4.12.13.mirror.transit
4.12.13.mirror.transit

But we should make more of an effort to take the AT. It's free, it's much more environmentally friendly than driving our own cars and it links Hanover to Norwich, Lebanon, West Lebanon, White River Junction, Enfield and Caanan.

The AT, was created as part of the 2000 Upper Valley Transit plan and was intended to reduce traffic, "help preserve the small-town character of communities" and increase access to jobs. In a 2008 survey, 13 percent of 572 respondents said they were Dartmouth riders, and of these, 19 percent were undergraduates.

When I boarded an Orange Line bus to White River Junction from the Hanover Inn on a recent weekday afternoon, I was the only undergraduate on board. The number of riders stuck close to an equilibrium of about five, shifting at the route's West Lebanon stop. Most of the passengers, including a middle-aged man who boarded in West Lebanon with shopping bags and a middle-aged woman who couldn't remember her usual stop, knew the driver's name: Dave. Dave remembered her usual stop at the Sunset Motor Inn on Route 10 and asked her how her knee was doing.

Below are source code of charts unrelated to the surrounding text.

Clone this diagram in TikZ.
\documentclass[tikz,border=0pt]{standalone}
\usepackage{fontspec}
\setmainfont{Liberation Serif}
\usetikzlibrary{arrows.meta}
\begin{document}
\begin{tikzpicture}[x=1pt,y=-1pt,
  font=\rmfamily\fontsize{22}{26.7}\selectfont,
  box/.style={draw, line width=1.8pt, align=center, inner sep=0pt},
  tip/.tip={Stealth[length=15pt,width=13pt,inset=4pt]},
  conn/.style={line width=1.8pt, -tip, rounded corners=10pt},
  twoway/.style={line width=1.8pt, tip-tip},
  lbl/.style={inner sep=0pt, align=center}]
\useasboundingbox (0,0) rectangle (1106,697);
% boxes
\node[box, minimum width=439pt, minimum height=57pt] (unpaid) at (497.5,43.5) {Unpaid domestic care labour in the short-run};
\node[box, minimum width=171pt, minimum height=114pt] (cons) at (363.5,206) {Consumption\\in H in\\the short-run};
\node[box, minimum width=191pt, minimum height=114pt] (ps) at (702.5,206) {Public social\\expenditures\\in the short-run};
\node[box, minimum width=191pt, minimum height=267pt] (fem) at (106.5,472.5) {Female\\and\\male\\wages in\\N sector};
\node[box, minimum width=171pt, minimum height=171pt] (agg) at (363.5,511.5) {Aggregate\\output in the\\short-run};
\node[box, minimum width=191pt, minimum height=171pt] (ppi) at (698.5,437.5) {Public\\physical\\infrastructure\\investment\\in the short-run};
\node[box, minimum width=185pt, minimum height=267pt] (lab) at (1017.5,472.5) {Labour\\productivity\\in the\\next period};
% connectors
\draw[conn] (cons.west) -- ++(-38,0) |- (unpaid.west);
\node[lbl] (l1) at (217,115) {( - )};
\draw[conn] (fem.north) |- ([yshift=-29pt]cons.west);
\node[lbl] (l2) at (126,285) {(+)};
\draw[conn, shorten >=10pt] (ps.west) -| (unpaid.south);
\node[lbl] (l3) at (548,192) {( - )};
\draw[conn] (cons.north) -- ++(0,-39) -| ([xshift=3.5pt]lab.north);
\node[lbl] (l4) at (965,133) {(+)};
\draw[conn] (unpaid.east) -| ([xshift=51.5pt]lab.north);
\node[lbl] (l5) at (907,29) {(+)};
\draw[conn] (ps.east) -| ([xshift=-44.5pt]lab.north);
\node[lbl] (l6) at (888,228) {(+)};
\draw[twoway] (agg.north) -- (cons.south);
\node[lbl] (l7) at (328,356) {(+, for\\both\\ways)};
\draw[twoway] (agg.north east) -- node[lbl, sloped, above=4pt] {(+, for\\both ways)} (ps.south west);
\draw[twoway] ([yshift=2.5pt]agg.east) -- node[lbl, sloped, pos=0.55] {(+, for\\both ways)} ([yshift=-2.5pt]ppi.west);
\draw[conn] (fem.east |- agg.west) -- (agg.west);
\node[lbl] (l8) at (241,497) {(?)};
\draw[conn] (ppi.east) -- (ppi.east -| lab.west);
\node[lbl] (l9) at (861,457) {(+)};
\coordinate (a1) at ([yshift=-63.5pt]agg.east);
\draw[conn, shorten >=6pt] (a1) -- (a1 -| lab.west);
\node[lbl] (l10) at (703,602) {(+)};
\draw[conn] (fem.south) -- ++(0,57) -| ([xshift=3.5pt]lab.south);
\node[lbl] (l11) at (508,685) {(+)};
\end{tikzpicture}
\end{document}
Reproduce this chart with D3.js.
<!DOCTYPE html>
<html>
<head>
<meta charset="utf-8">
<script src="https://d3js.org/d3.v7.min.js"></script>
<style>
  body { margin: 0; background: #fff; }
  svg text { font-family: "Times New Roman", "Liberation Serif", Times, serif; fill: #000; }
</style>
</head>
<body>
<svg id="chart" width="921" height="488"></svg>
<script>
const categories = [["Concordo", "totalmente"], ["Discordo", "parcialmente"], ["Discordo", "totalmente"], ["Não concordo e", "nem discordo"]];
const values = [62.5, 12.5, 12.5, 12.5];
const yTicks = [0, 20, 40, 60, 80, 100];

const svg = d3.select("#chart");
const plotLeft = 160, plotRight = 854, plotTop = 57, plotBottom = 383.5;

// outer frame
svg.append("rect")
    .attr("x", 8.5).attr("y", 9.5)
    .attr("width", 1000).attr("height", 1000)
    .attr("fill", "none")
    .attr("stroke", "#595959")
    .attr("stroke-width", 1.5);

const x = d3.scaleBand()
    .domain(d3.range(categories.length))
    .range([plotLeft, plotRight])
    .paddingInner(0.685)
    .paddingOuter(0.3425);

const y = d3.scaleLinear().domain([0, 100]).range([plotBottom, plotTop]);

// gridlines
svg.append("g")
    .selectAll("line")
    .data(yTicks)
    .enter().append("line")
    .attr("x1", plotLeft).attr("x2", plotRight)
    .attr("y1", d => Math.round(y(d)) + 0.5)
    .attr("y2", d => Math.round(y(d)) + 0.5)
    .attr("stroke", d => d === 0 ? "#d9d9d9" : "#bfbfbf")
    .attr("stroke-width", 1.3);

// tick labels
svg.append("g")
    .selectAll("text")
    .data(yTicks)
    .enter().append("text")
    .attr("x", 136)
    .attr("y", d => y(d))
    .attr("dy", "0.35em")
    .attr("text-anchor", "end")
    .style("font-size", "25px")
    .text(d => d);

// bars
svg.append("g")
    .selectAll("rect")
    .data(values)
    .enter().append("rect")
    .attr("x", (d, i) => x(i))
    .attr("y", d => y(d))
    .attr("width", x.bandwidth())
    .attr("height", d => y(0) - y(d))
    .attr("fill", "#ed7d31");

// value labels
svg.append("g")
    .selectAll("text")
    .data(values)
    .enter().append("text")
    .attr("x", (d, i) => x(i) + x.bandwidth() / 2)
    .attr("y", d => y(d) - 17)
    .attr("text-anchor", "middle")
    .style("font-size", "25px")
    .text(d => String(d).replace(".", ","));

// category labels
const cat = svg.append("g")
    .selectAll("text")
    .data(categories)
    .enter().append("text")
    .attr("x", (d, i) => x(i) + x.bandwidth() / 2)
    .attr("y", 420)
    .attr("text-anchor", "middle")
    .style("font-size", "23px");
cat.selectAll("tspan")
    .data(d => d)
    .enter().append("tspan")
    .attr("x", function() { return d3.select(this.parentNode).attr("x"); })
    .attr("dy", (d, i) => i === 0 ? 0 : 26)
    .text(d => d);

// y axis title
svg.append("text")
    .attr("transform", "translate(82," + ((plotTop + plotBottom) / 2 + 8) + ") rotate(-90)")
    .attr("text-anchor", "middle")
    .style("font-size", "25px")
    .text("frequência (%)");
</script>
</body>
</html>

I realized that not only did many of the passengers know Dave's name, but they knew Dave and Dave knew them.

"How's the back feelin', Dave?" a man asked.

"Where's your friend from yesterday?" a young man in a bright green Dartmouth Dining Service polo called. "That was ridiculous. I mean, how many times do you have to tell the woman you didn't know the stop she wanted."

A woman, perhaps slightly batty, became disruptive when Dave didn't make her stop. Another man wearing a Dartmouth baseball cap, sunglasses and a long tan coat boarded the bus to Hanover in West Lebanon. I had seen him before at Dartmouth, sitting on Collis porch. He knew another female passenger, and the two talked all the way back to Hanover. They both helped out at the same church dinners. I learned that there had been a series of robberies on one of the streets off of Route 10 at 6 a.m. this past Sunday. When he grew up in Thetford in the 1950s, people left their doors unlocked.

"But you can't do that anymore," he said.

The AT may not run on weekends, but it's reliable and convenient, and you never know what you might hear. It's no city bus, either. During my commute, everyone said hello to the driver as they boarded and thanked him as they departed.